Cross-border Conservation Gifts Return $1.5 Million to Vermont
Challenge Fund Spurs Gifts to Canada and the Caribbean
Montpelier, Vermont—13 December 2004—Contributions from Vermont donors to international conservation projects have brought $1.5 million back to Vermont. This is made possible by grants from philanthropist Robert Wilson, who matches major donations made to Nature Conservancy priorities outside Vermont. Mr Wilson’s matching dollars are then used to fund conservation projects in Vermont.
- The Nature Conservancy of Canada announced today the acquisition of 460 acres of Clarenceville Bog, one of the largest peatlands in the Lake Champlain region. The acquisition was financed in part by a special $200,000 gift from a Nature Conservancy donor in Vermont. This qualifies the Conservancy’s Vermont chapter for a matching $200,000 Wilson Challenge grant that comes back to Vermont, and will be used for conserving and restoring important habitat in the Champlain Valley.
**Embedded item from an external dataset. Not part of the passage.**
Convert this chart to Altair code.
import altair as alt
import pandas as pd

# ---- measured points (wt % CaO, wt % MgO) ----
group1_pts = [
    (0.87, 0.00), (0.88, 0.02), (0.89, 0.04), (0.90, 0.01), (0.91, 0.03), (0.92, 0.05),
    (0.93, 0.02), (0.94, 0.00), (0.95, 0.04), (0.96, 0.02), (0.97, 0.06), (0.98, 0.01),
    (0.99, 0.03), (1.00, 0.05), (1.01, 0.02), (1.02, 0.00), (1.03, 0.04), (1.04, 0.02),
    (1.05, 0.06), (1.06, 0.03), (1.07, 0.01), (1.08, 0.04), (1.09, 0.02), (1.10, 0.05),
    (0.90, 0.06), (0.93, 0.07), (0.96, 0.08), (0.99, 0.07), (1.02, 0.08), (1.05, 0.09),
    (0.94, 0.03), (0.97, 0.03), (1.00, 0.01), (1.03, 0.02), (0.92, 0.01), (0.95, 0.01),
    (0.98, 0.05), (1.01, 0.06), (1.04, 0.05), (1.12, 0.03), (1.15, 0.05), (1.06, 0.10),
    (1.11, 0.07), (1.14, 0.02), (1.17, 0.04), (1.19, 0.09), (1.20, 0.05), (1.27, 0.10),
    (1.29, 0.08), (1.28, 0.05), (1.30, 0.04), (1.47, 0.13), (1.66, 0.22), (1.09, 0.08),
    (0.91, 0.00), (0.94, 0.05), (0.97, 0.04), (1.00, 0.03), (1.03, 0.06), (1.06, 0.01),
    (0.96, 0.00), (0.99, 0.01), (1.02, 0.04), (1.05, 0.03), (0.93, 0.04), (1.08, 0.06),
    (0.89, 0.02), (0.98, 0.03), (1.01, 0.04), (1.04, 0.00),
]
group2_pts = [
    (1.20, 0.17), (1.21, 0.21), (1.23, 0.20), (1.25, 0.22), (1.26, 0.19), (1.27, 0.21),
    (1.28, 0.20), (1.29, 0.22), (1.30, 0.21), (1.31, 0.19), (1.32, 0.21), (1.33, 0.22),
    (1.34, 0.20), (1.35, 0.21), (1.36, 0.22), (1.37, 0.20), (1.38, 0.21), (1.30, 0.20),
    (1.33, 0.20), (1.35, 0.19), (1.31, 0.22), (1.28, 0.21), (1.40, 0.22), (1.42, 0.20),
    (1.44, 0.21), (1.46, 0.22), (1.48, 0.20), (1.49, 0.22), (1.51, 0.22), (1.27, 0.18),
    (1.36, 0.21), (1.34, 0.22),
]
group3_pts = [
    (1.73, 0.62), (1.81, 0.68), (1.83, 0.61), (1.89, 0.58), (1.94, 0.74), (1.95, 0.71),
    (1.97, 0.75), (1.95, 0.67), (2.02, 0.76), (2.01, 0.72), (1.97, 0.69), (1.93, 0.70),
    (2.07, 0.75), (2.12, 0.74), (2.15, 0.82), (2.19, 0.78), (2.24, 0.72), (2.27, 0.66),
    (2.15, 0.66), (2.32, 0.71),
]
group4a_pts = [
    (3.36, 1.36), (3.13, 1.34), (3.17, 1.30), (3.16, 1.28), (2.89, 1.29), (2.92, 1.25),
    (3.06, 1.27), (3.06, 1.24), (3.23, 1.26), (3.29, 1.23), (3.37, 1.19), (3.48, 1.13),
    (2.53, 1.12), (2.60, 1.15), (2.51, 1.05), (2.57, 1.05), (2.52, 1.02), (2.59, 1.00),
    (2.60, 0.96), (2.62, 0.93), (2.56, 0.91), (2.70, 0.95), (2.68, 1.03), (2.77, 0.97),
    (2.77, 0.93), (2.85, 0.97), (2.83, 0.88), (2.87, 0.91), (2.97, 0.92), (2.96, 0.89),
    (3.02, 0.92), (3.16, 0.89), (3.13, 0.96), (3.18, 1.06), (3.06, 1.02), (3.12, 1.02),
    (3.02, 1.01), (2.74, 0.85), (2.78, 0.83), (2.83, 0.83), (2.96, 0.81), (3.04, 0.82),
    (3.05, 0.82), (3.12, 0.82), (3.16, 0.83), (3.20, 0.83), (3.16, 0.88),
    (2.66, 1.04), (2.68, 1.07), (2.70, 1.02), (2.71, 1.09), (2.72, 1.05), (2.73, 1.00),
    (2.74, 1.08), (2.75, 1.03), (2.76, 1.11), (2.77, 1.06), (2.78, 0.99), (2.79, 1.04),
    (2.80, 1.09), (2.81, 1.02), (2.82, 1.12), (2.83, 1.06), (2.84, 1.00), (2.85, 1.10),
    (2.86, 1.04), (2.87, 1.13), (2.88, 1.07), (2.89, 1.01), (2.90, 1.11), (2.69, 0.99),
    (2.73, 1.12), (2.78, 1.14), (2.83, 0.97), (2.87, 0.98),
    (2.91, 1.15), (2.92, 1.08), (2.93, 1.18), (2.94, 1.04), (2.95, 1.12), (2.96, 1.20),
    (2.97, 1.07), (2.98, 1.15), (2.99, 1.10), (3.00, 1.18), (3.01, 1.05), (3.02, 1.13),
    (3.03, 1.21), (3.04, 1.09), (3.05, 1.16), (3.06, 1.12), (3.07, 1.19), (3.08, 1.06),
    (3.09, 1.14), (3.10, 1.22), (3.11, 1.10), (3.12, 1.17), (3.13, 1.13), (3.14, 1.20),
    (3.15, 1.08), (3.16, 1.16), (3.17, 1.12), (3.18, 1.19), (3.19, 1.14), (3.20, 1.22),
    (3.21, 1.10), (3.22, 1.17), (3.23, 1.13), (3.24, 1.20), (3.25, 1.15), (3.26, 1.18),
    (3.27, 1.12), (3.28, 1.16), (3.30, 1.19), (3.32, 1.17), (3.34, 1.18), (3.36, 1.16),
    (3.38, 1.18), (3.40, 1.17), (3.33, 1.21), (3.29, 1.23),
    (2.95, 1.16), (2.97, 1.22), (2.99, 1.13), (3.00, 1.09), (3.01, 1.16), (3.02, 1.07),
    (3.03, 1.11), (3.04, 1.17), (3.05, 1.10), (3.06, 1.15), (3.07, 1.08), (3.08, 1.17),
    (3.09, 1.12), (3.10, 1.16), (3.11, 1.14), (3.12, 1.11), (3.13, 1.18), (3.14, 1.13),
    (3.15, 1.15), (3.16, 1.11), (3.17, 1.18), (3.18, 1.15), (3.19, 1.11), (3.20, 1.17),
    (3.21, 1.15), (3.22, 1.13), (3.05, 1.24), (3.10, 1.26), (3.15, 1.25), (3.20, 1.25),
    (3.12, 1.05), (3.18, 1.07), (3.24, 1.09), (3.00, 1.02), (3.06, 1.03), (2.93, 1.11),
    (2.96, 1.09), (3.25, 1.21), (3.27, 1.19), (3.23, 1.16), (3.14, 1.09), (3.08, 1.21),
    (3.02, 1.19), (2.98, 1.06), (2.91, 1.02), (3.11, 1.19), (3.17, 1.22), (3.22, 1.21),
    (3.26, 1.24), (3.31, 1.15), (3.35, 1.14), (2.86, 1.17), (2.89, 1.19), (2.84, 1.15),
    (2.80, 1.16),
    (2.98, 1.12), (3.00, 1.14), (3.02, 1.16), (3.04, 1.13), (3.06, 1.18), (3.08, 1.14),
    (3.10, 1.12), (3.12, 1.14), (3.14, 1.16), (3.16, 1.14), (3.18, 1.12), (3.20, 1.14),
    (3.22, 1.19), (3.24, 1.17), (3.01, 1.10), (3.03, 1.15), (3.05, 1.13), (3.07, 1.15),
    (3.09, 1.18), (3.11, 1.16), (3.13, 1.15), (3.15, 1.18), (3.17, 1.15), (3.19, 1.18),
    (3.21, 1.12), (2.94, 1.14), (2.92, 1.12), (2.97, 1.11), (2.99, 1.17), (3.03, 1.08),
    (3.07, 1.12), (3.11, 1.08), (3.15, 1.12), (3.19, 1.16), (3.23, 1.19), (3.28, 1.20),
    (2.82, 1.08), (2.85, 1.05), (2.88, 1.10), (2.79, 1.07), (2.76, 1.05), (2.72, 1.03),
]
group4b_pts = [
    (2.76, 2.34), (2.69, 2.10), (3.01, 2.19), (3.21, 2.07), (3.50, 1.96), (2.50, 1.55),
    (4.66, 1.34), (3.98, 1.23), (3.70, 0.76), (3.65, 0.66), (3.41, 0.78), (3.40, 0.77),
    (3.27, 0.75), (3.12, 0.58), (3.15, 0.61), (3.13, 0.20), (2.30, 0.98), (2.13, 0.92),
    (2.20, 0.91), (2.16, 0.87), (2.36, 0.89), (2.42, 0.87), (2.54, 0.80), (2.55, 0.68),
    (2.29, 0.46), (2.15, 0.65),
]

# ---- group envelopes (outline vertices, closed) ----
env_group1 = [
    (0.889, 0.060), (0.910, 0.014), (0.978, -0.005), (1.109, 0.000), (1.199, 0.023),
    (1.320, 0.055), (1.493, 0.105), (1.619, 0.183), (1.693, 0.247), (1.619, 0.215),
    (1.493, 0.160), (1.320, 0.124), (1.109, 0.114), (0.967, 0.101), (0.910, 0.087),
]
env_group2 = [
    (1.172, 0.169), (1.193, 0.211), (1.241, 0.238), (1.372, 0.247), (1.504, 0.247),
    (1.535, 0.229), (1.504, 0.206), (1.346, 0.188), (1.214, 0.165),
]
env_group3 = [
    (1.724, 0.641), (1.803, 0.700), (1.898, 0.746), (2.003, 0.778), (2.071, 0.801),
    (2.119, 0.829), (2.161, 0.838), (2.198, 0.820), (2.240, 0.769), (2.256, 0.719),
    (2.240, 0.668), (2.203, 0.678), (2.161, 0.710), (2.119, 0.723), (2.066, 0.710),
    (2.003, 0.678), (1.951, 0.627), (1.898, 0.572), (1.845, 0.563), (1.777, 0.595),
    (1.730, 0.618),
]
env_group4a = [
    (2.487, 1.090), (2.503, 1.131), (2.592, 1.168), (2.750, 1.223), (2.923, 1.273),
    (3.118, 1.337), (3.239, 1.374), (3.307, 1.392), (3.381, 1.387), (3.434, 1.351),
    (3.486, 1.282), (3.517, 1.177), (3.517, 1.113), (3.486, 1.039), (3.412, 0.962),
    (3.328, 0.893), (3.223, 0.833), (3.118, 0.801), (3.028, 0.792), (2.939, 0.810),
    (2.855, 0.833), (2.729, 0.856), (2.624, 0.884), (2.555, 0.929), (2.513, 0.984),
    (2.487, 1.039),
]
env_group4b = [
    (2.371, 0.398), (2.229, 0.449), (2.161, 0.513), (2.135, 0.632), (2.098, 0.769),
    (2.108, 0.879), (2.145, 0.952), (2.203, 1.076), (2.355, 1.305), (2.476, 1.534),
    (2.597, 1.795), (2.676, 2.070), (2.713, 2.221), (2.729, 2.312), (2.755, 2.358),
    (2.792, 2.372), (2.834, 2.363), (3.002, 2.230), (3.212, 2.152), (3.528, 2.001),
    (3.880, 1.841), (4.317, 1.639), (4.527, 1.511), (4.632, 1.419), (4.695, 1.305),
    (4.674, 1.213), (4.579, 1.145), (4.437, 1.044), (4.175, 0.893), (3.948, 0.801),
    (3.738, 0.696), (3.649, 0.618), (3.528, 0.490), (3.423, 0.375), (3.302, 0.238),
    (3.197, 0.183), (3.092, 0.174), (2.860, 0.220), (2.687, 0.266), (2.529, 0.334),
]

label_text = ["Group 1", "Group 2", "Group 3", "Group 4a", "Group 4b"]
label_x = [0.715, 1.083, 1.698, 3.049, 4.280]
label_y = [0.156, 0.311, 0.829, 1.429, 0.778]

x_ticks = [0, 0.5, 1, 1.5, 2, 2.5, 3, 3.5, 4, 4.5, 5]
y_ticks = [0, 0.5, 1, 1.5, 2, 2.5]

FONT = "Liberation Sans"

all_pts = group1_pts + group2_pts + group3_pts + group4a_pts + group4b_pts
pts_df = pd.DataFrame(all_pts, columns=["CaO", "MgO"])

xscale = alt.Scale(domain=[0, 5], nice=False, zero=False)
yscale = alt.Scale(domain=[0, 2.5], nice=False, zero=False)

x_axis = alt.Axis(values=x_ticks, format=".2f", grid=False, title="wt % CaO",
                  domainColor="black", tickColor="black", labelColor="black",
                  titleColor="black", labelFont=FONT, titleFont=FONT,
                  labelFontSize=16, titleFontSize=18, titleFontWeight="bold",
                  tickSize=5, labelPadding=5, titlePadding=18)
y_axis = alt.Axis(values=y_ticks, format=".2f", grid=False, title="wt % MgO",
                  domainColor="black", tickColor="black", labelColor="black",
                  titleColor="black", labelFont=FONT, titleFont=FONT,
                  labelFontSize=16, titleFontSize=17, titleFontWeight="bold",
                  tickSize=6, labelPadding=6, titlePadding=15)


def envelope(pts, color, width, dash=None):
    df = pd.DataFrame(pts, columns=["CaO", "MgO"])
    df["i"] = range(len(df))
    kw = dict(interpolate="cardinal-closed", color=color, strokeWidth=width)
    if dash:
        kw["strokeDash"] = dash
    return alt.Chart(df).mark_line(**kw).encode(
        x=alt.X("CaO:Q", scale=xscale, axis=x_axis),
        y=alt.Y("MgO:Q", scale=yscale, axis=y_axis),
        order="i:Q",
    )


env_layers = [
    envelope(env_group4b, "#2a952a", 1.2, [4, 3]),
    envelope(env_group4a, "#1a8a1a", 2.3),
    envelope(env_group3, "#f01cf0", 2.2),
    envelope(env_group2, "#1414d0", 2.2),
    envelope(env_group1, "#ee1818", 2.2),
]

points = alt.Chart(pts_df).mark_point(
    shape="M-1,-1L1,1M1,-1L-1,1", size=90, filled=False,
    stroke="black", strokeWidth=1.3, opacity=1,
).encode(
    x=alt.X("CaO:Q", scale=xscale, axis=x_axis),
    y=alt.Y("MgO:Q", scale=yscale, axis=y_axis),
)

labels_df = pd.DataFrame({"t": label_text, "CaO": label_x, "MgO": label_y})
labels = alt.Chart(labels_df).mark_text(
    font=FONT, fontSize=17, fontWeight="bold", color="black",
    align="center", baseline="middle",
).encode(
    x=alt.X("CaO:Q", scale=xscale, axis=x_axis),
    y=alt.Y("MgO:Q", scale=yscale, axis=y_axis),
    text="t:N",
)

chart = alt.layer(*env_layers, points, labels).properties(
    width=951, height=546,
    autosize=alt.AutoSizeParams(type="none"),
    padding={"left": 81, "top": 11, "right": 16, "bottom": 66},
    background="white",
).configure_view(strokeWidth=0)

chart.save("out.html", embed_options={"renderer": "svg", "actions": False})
- Vermonters have designated contributions, totaling over $300,000, to support a debt-for-nature swap agreement in Jamaica. Spearheaded by The Nature Conservancy this agreement retires debt between the governments of the United States and Jamaica, establishing a fund to protect the island’s forests. Jamaica provides critical winter habitat for many of Vermont’s summer songbirds, like the Bicknell’s thrush. The matching Wilson Challenge grant coming back to Vermont is funding conservation projects throughout the state.
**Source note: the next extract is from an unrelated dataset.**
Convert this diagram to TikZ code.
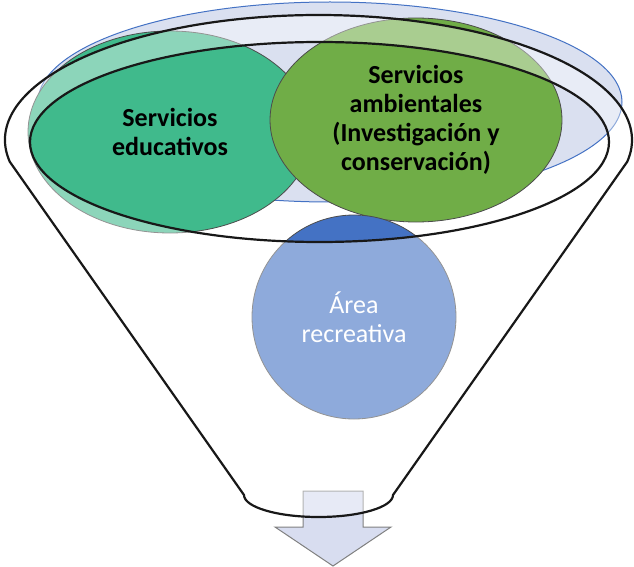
\documentclass[tikz,border=0pt]{standalone}
\usepackage{fontspec}
\setmainfont{Carlito}
\usepackage{tikz}
\usetikzlibrary{shapes.geometric, calc}
\definecolor{tealc}{RGB}{64,186,140}
\definecolor{greenc}{RGB}{112,173,71}
\definecolor{bluec}{RGB}{68,114,196}
\definecolor{backc}{RGB}{218,224,240}
\definecolor{arrowc}{RGB}{216,221,240}
\definecolor{rimc}{RGB}{24,24,24}
\tikzstyle{bubble} = [ellipse, draw=black!70, line width=0.8pt, text centered, align=center, font=\fontsize{26}{29}\selectfont\bfseries]
\tikzstyle{backdisc} = [ellipse, draw=bluec, line width=1pt, fill=backc]
\tikzstyle{glass} = [fill=white, fill opacity=0.4, even odd rule]
\tikzstyle{rim} = [draw=rimc, line width=2.2pt]
\tikzstyle{outarrow} = [draw=black!50, line width=1pt, fill=arrowc]

\begin{document}
\begin{tikzpicture}[x=1pt, y=-1pt]
		\useasboundingbox (0,0) rectangle (634,567);
		\node (back) [backdisc, minimum width=584pt, minimum height=200pt] at (330,102) {};
		\node (edu) [bubble, fill=tealc, minimum width=284pt, minimum height=202pt] at (170,132) {Servicios\\educativos};
		\node (amb) [bubble, fill=greenc, minimum width=292pt, minimum height=204pt] at (416,120) {Servicios\\ambientales\\(Investigación y\\conservación)};
		\node (rec) [bubble, circle, fill=bluec, minimum size=204pt, text=white, font=\fontsize{26}{29}\selectfont] at (354,317) {Área\\recreativa};
		
		\coordinate (rim) at (318.5,140);
		\coordinate (mouth) at (319.5,142);
		\coordinate (neckR) at (393,495);
		
		\draw [outarrow] (303,491) -- (363,491) -- (363,527) -- (391,527) -- (333,566) -- (275,527) -- (303,527) -- cycle;
		
		\filldraw [glass, rim] ($(rim)+(190:313.5pt and 125pt)$) arc[start angle=190, end angle=-10, x radius=313.5pt, y radius=125pt] -- (neckR) arc[start angle=0, end angle=-180, x radius=74.5pt, y radius=22pt] -- cycle (mouth) ellipse[x radius=289.5pt, y radius=100pt];
	\end{tikzpicture}
\end{document}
"Supporting international conservation projects can double a donor’s money," said Bob Klein, Director of the Vermont chapter of The Nature Conservancy. "With matching dollars coming back to underwrite conservation work here in Vermont, it makes good sense to help with conservation beyond our borders."
International gifts from Vermont donors have funded the protection of cloud forests in Guatemala, a wildlife refuge in Costa Rica, new marine reserves in the Bahamas, sustainable forestry in the Dominican Republic, and research on reef fish spawning in the Virgin Islands.
Clarenceville Bog
This sprawling peatland is the headwaters for Mud Creek, a stream that flows into Mud Creek Marsh in Alburg, just south of the U.S./Canada border. Clarenceville Bog is home to many rare and threatened species, including the Massachusetts’s fern, the yellow Virginia, and the least bittern. The southern reaches of the marsh are important for breeding waterfowl, including the black tern, least bittern, and pied-billed grebe. For over a decade, The Nature Conservancy’s Vermont chapter has worked to preserve Mud Creek Marsh on the Vermont side of the border, donating 130 acres to the state’s Mud Creek Wildlife Management Area. Now a Vermont donor has helped Canadian conservationists secure Clarenceville Bog, the northern end of this same wetland complex.
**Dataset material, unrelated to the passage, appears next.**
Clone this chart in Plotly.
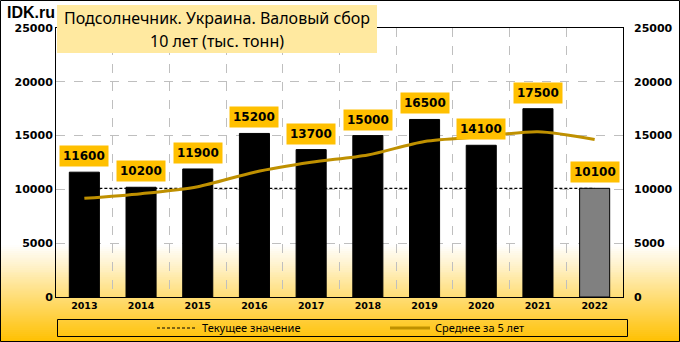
import plotly.graph_objects as go

years = ["2013", "2014", "2015", "2016", "2017", "2018", "2019", "2020", "2021", "2022"]
harvest = [11600, 10200, 11900, 15200, 13700, 15000, 16500, 14100, 17500, 10100]
avg5 = [9170, 9600, 10250, 11600, 12520, 13200, 14460, 14900, 15360, 14640]
current = [harvest[-1]] * len(years)

W, H = 680, 342
ML, MR, MT, MB = 56, 57, 28, 45
PW, PH = W - ML - MR, H - MT - MB


def px(x):
    return (x - ML) / PW


def py(y):
    return (H - MB - y) / PH


bar_colors = ["#000000"] * (len(years) - 1) + ["#808080"]

fig = go.Figure()
fig.add_trace(go.Scatter(
    x=years, y=current, mode="lines", name="Текущее значение",
    line=dict(color="black", width=1.2, dash="3px,2px"),
    xaxis="x", yaxis="y"))
fig.add_trace(go.Bar(
    x=years, y=harvest, marker=dict(color=bar_colors, line=dict(color="black", width=1)),
    width=0.53, showlegend=False, xaxis="x", yaxis="y2"))
fig.add_trace(go.Scatter(
    x=years, y=avg5, mode="lines", name="Среднее за 5 лет",
    line=dict(color="#BF9000", width=3, shape="spline", smoothing=0.8),
    xaxis="x", yaxis="y2"))

shapes = []
# gradient background
g0, g1 = 245, H
n = 48
for i in range(n):
    t = (i + 0.5) / n
    r, g, b = 255, round(255 - t * (255 - 192)), round(255 - t * 255)
    ya = g0 + (g1 - g0) * i / n
    yb = g0 + (g1 - g0) * (i + 1) / n + 0.6
    shapes.append(dict(type="rect", xref="paper", yref="paper", layer="below",
                       x0=px(0), x1=px(W), y0=py(yb), y1=py(ya),
                       fillcolor=f"rgb({r},{g},{b})", line=dict(width=0)))
# title box
shapes.append(dict(type="rect", xref="paper", yref="paper", layer="above",
                   x0=px(57), x1=px(377), y0=py(53), y1=py(5),
                   fillcolor="#FFE9A0", line=dict(width=0)))
# legend frame
shapes.append(dict(type="rect", xref="paper", yref="paper", layer="above",
                   x0=px(57.5), x1=px(627.5), y0=py(336.5), y1=py(319.5),
                   fillcolor="rgba(0,0,0,0)", line=dict(color="black", width=1)))
# outer border
shapes.append(dict(type="rect", xref="paper", yref="paper", layer="above",
                   x0=px(0.5), x1=px(W - 0.5), y0=py(H - 0.5), y1=py(0.5),
                   fillcolor="rgba(0,0,0,0)", line=dict(color="black", width=1)))

annotations = []
for i, v in enumerate(harvest):
    annotations.append(dict(x=i, y=v, xref="x", yref="y2", text=f"<b>{v}</b>",
                            showarrow=False, yanchor="bottom", yshift=5,
                            bgcolor="#FFC000", borderpad=3,
                            font=dict(family="DejaVu Sans", size=12, color="black")))
annotations.append(dict(x=px(5), y=py(12), xref="paper", yref="paper", xanchor="left",
                        yanchor="middle", text="<b>IDK.ru</b>", showarrow=False,
                        font=dict(family="Liberation Sans", size=16, color="black")))
annotations.append(dict(x=px(217), y=py(18), xref="paper", yref="paper",
                        xanchor="center", yanchor="middle",
                        text="Подсолнечник. Украина. Валовый сбор", showarrow=False,
                        font=dict(family="Noto Sans", size=16, color="black")))
annotations.append(dict(x=px(217), y=py(41), xref="paper", yref="paper",
                        xanchor="center", yanchor="middle",
                        text="10 лет (тыс. тонн)", showarrow=False,
                        font=dict(family="Noto Sans", size=16, color="black")))

tickfont = dict(family="DejaVu Sans", size=11, color="black", weight="bold")
fig.update_layout(
    width=W, height=H, margin=dict(l=ML, r=MR, t=MT, b=MB, autoexpand=False),
    paper_bgcolor="white", plot_bgcolor="rgba(0,0,0,0)",
    shapes=shapes, annotations=annotations,
    xaxis=dict(type="category", tickson="boundaries", showgrid=True, gridcolor="#BFBFBF",
               griddash="dash", gridwidth=1, showline=True, mirror=True, linecolor="black",
               linewidth=1, ticks="", tickfont=dict(family="DejaVu Sans", size=9.5, color="black", weight="bold")),
    yaxis=dict(range=[0, 25000], dtick=5000, tickformat="d", showgrid=True, gridcolor="#BFBFBF",
               griddash="dash", zeroline=False, showline=True, mirror=True, linecolor="black",
               ticks="", tickfont=tickfont),
    yaxis2=dict(range=[0, 25000], dtick=5000, tickformat="d", overlaying="y", side="right",
                showgrid=False, zeroline=False, showline=False, ticks="", tickfont=tickfont,
                ticklabelstandoff=10),
    legend=dict(orientation="h", x=px(152), xanchor="left", y=py(328), yanchor="middle",
                bgcolor="rgba(0,0,0,0)", entrywidth=178, itemwidth=40,
                font=dict(family="Liberation Sans Narrow, Noto Sans", size=11, color="black")),
    bargap=0.47,
)

fig.write_html("out.html")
Jamaican Debt-for-Nature Swap Agreement
Over the next decade and a half, Jamaica’s new debt-for-nature swap will direct $16 million toward conservation of the island’s forests. Jamaica’s central mountains provide some of the Caribbean’s most critical forest habitat for birds. Of the 33 common bird species found there, 26 are unique to the island. Many of Vermont’s summer songbirds spend the winter months there, including the black-throated blue warbler, the black-and-white warbler, the ovenbird, the northern waterthrush, and the American redstart. One of Vermont’s rarest birds, the Bicknell’s Thrush, migrates along the coastline of the US to over winter in Jamaica’s Blue Mountains.
"The migration of songbirds through Vermont marks the changing of the seasons, the onset of winter and the welcome arrival of spring," said Warren King, naturalist and former chair of the Audubon Council of Vermont. "Vermont is a significant breeding ground for the black-throated blue warbler, and we bear a great responsibility for its health and vitality. To ensure their survival we must be concerned with conservation beyond our own borders."
During the summer months keep your eyes and ears open for the black-throated blue warbler, commonly found in the forests of Vermont. The male is easily identified with his strikingly patterned plumage and distinctive call, often said to resemble the phrase, ‘please-please-SQUEEZE-me’.